--- Available data ---
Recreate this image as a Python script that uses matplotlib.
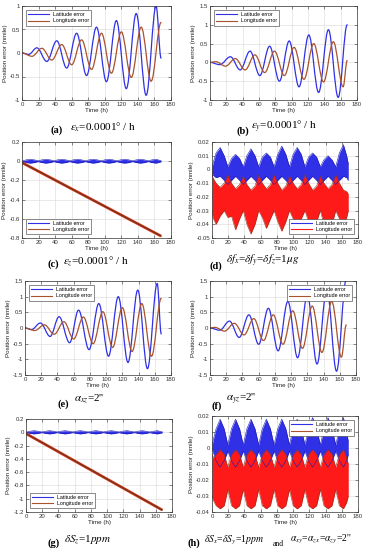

* * *

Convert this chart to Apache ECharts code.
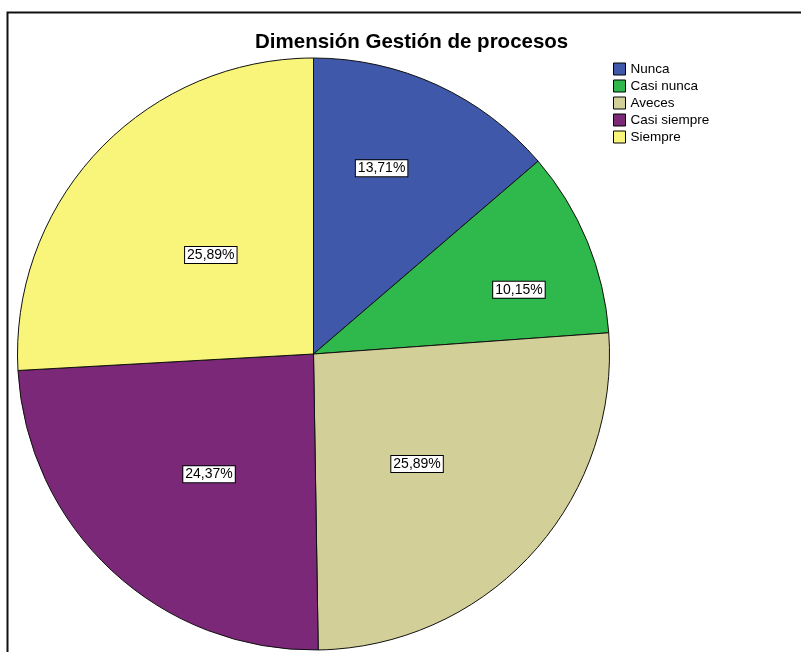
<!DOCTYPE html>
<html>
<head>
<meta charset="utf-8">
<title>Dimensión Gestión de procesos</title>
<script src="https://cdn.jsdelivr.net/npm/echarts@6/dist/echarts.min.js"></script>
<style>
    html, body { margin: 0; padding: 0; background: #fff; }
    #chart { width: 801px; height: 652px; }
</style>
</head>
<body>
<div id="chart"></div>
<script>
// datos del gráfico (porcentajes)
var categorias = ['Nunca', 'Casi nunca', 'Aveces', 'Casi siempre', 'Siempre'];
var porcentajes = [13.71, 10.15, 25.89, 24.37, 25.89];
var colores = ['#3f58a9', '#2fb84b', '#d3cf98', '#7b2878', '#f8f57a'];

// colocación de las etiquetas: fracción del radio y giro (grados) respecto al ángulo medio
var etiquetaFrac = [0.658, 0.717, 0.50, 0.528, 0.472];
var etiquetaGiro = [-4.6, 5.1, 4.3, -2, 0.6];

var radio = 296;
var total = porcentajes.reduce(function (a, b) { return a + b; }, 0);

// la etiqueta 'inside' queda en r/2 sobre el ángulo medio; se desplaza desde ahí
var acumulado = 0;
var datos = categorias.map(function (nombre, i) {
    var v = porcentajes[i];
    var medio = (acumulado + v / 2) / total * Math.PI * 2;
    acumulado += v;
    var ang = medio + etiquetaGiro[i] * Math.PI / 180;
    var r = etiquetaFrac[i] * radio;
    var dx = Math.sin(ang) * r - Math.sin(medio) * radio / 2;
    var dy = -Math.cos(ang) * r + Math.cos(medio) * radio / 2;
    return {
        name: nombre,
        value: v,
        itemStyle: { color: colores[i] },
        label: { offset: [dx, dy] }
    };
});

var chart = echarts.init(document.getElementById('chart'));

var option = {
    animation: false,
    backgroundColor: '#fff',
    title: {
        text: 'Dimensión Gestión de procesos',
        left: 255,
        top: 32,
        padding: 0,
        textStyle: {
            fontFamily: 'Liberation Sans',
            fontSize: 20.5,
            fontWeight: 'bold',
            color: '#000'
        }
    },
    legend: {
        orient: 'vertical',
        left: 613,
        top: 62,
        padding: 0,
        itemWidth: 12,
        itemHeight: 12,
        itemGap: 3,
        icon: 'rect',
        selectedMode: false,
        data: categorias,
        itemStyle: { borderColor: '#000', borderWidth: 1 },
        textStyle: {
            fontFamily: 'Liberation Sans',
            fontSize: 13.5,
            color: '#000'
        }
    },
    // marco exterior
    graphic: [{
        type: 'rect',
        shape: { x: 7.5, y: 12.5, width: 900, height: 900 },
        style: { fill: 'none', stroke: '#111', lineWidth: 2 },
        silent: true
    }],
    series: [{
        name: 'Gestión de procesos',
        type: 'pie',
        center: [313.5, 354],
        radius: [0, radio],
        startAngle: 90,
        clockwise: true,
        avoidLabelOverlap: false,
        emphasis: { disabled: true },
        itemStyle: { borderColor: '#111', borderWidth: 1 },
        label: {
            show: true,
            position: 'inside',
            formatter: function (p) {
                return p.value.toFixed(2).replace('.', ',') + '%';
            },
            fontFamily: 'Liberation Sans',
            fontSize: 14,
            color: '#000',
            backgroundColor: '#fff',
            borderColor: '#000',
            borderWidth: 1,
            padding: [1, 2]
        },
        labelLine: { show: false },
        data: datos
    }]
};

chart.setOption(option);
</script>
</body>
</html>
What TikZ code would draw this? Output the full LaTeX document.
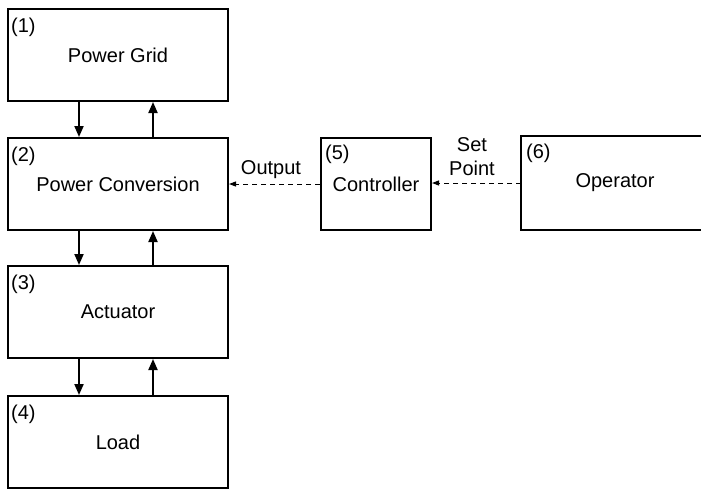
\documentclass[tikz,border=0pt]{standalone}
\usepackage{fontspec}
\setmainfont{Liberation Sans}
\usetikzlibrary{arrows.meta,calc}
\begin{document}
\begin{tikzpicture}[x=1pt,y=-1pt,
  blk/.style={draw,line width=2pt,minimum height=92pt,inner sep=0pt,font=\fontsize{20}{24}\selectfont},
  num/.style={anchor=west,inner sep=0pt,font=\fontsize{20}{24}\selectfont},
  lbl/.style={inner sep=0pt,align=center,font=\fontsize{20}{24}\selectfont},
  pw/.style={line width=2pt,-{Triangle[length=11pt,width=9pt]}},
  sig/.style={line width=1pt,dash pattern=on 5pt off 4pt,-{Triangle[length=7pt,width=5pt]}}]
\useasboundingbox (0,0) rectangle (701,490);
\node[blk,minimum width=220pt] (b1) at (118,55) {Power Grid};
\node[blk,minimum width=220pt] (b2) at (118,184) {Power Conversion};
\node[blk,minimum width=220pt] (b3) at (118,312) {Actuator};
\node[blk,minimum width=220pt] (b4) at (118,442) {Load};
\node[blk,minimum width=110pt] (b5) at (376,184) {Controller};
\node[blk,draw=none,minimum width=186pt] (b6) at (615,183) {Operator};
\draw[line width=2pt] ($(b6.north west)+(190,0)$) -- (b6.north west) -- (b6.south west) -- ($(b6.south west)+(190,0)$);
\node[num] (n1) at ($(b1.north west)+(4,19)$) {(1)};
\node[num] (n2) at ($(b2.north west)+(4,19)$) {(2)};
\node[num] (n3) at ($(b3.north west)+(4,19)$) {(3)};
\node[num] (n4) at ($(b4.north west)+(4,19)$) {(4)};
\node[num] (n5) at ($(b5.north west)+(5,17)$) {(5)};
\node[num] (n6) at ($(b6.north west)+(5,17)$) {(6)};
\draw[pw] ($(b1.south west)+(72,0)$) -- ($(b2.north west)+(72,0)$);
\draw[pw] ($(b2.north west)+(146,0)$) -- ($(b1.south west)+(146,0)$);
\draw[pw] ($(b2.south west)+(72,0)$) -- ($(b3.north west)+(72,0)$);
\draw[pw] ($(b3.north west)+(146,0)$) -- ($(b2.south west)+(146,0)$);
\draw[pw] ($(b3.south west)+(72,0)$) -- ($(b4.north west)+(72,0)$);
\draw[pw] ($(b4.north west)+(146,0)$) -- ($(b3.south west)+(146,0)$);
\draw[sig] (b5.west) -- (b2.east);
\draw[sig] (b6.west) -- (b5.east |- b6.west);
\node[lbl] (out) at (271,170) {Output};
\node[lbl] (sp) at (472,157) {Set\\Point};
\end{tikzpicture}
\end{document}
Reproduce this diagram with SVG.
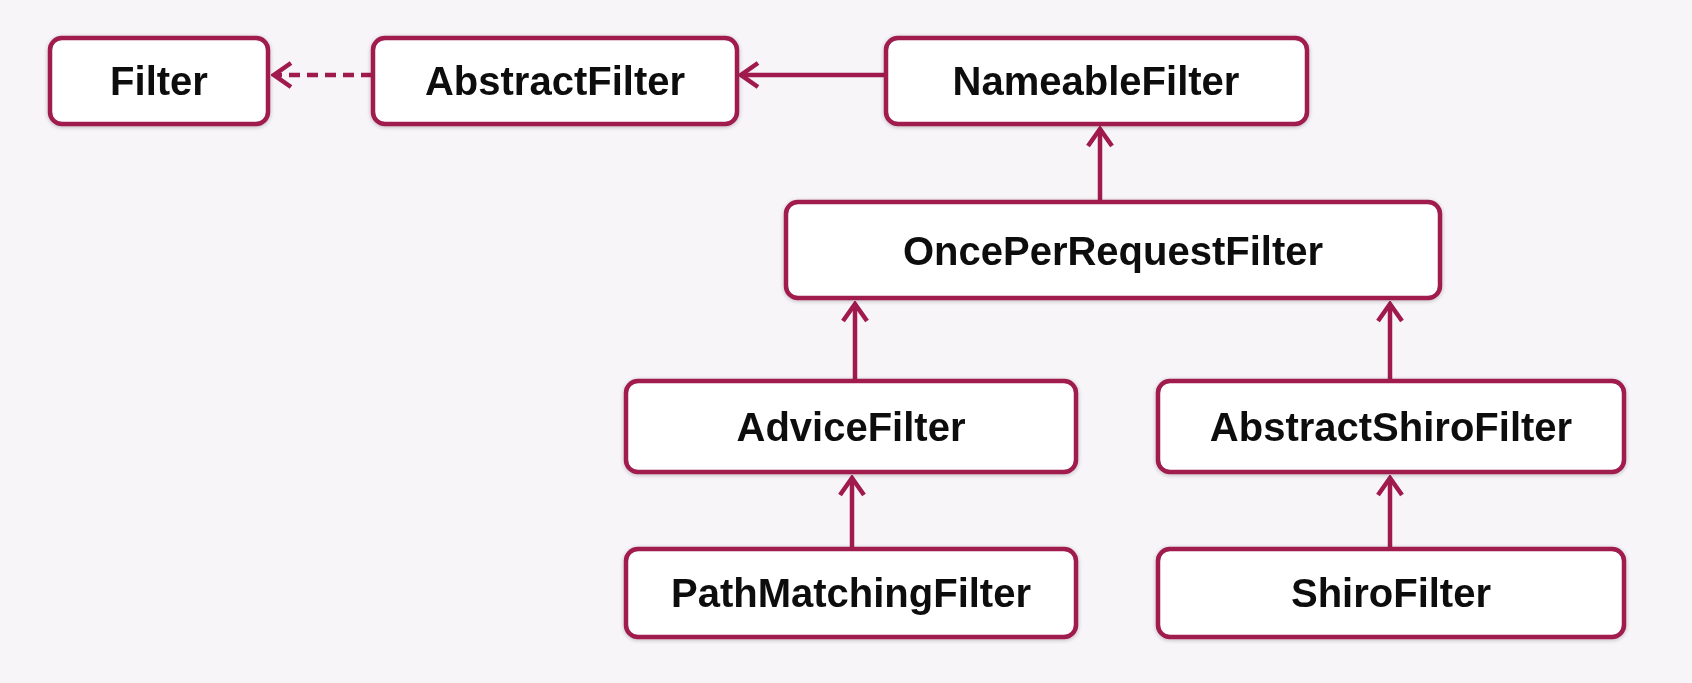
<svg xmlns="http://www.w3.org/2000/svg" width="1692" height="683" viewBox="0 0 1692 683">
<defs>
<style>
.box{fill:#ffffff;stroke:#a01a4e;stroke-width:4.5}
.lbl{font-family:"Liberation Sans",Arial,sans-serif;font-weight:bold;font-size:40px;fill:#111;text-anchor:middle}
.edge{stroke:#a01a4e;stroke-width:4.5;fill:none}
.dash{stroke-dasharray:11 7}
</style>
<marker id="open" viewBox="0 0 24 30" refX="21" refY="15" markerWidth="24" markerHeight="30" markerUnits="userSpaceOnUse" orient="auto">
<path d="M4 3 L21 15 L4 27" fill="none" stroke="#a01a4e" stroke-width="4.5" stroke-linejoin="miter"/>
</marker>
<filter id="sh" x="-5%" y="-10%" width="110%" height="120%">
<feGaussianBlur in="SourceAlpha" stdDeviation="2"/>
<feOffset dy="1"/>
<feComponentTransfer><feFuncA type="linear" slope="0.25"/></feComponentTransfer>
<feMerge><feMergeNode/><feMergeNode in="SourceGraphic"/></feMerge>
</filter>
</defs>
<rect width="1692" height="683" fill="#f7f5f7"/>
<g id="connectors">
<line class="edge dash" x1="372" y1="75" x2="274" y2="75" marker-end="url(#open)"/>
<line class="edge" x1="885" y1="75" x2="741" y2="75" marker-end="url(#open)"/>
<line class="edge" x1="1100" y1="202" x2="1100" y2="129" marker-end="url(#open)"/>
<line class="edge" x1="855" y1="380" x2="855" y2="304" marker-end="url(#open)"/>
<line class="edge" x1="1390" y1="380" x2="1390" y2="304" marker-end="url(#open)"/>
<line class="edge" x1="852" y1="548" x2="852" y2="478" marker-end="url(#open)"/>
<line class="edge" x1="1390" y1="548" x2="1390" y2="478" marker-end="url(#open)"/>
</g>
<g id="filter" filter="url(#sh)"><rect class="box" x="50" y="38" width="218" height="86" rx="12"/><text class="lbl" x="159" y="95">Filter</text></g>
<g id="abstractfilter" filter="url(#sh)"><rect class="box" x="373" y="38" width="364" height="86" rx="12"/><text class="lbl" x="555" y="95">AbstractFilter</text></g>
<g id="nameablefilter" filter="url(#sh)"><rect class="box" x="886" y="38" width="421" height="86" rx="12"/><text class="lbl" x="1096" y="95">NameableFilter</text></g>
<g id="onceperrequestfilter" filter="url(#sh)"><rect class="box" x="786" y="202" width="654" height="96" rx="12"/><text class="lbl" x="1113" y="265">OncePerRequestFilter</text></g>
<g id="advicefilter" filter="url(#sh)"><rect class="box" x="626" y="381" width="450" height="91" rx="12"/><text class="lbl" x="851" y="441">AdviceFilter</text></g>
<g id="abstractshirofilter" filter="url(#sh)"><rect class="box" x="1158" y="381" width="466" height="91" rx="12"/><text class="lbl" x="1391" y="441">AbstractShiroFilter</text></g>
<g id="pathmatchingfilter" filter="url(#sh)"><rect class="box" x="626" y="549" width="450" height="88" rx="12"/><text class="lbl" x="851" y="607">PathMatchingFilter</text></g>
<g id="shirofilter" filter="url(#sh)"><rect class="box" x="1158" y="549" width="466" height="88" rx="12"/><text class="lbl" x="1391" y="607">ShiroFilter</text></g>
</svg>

==

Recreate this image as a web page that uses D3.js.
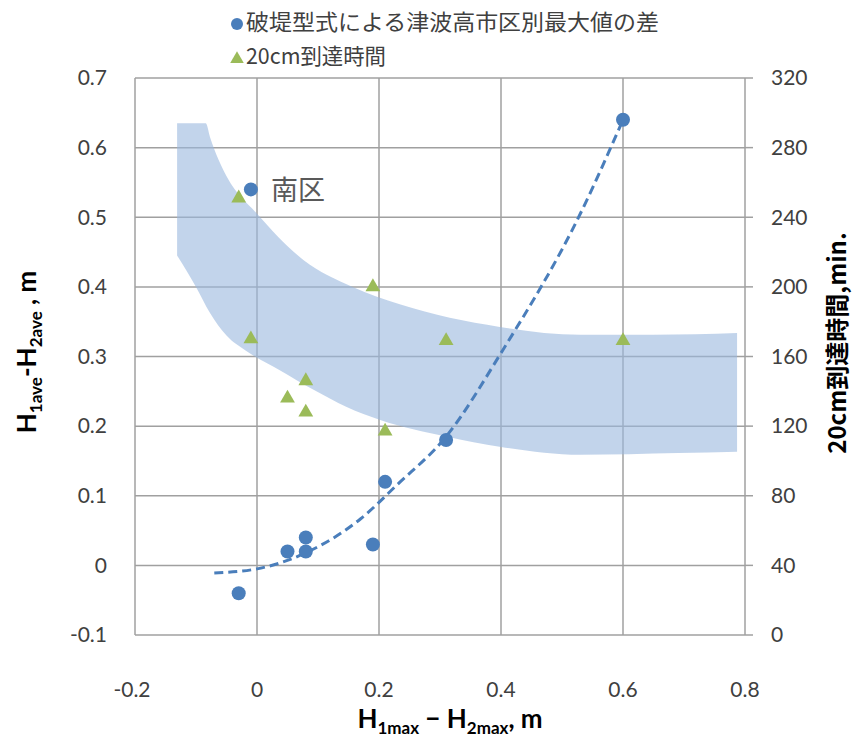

--- What you need to do ---
Show the lines of the data that hold the word "script".

--- Result for this exercise ---
Recreate this image as a Python script that uses matplotlib.
<script src="https://cdn.jsdelivr.net/npm/echarts@6/dist/echarts.min.js"></script>
<script>
</script>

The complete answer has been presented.